_Request_.
The records should be repeated word for word, pictures excluded.

Part of a data file:
::::::::::

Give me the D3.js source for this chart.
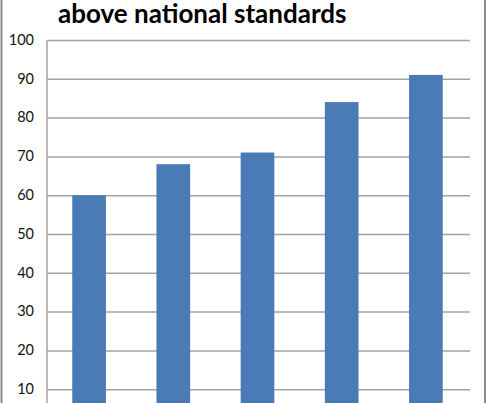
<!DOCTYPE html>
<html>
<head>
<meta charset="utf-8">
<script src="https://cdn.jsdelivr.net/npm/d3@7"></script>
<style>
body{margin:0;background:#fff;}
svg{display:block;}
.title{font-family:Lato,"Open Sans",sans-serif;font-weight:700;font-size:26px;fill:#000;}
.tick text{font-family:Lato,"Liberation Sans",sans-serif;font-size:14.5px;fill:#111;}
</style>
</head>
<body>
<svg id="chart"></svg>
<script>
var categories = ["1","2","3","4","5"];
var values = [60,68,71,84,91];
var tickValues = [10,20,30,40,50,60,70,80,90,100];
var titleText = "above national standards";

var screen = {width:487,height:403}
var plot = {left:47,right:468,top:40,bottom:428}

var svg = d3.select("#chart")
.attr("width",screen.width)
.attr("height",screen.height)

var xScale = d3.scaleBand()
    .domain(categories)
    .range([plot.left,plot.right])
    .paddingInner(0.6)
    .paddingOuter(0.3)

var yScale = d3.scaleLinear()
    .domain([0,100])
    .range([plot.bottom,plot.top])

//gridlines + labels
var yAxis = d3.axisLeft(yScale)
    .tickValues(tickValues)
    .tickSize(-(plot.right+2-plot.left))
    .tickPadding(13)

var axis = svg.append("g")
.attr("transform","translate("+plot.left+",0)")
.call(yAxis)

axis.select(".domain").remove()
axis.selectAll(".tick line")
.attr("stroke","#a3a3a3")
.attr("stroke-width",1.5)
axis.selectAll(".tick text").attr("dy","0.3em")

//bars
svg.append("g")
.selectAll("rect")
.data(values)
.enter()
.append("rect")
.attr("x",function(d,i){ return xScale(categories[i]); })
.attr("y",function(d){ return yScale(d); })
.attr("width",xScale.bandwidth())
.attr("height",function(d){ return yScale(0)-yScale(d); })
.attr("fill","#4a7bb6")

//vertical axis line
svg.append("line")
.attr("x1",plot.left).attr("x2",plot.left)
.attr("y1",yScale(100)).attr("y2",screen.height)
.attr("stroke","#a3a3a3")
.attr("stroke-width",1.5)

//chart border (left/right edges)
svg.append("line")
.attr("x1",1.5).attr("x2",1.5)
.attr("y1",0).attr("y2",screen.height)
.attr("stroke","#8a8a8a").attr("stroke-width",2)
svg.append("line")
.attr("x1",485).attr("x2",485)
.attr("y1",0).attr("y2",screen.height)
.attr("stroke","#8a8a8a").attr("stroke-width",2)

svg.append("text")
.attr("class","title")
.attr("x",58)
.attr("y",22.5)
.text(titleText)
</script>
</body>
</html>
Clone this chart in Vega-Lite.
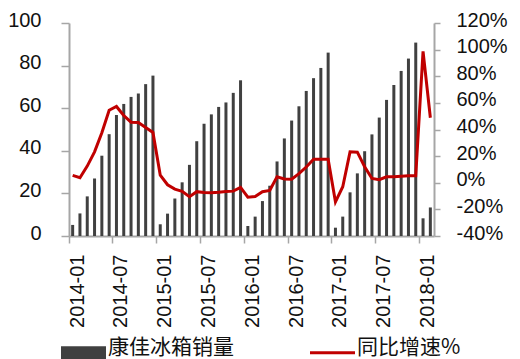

::::::::::

_Result below_.
Give me the D3.js source for this chart.
<!DOCTYPE html>
<html>
<head>
<meta charset="utf-8">
<script src="https://cdn.jsdelivr.net/npm/d3@7"></script>
<style>
body{margin:0;background:#fff;}
svg{display:block;}
.title{font-family:Lato,"Open Sans",sans-serif;font-weight:700;font-size:26px;fill:#000;}
.tick text{font-family:Lato,"Liberation Sans",sans-serif;font-size:14.5px;fill:#111;}
</style>
</head>
<body>
<svg id="chart"></svg>
<script>
var categories = ["1","2","3","4","5"];
var values = [60,68,71,84,91];
var tickValues = [10,20,30,40,50,60,70,80,90,100];
var titleText = "above national standards";

var screen = {width:487,height:403}
var plot = {left:47,right:468,top:40,bottom:428}

var svg = d3.select("#chart")
.attr("width",screen.width)
.attr("height",screen.height)

var xScale = d3.scaleBand()
    .domain(categories)
    .range([plot.left,plot.right])
    .paddingInner(0.6)
    .paddingOuter(0.3)

var yScale = d3.scaleLinear()
    .domain([0,100])
    .range([plot.bottom,plot.top])

//gridlines + labels
var yAxis = d3.axisLeft(yScale)
    .tickValues(tickValues)
    .tickSize(-(plot.right+2-plot.left))
    .tickPadding(13)

var axis = svg.append("g")
.attr("transform","translate("+plot.left+",0)")
.call(yAxis)

axis.select(".domain").remove()
axis.selectAll(".tick line")
.attr("stroke","#a3a3a3")
.attr("stroke-width",1.5)
axis.selectAll(".tick text").attr("dy","0.3em")

//bars
svg.append("g")
.selectAll("rect")
.data(values)
.enter()
.append("rect")
.attr("x",function(d,i){ return xScale(categories[i]); })
.attr("y",function(d){ return yScale(d); })
.attr("width",xScale.bandwidth())
.attr("height",function(d){ return yScale(0)-yScale(d); })
.attr("fill","#4a7bb6")

//vertical axis line
svg.append("line")
.attr("x1",plot.left).attr("x2",plot.left)
.attr("y1",yScale(100)).attr("y2",screen.height)
.attr("stroke","#a3a3a3")
.attr("stroke-width",1.5)

//chart border (left/right edges)
svg.append("line")
.attr("x1",1.5).attr("x2",1.5)
.attr("y1",0).attr("y2",screen.height)
.attr("stroke","#8a8a8a").attr("stroke-width",2)
svg.append("line")
.attr("x1",485).attr("x2",485)
.attr("y1",0).attr("y2",screen.height)
.attr("stroke","#8a8a8a").attr("stroke-width",2)

svg.append("text")
.attr("class","title")
.attr("x",58)
.attr("y",22.5)
.text(titleText)
</script>
</body>
</html>
Clone this chart in Vega-Lite.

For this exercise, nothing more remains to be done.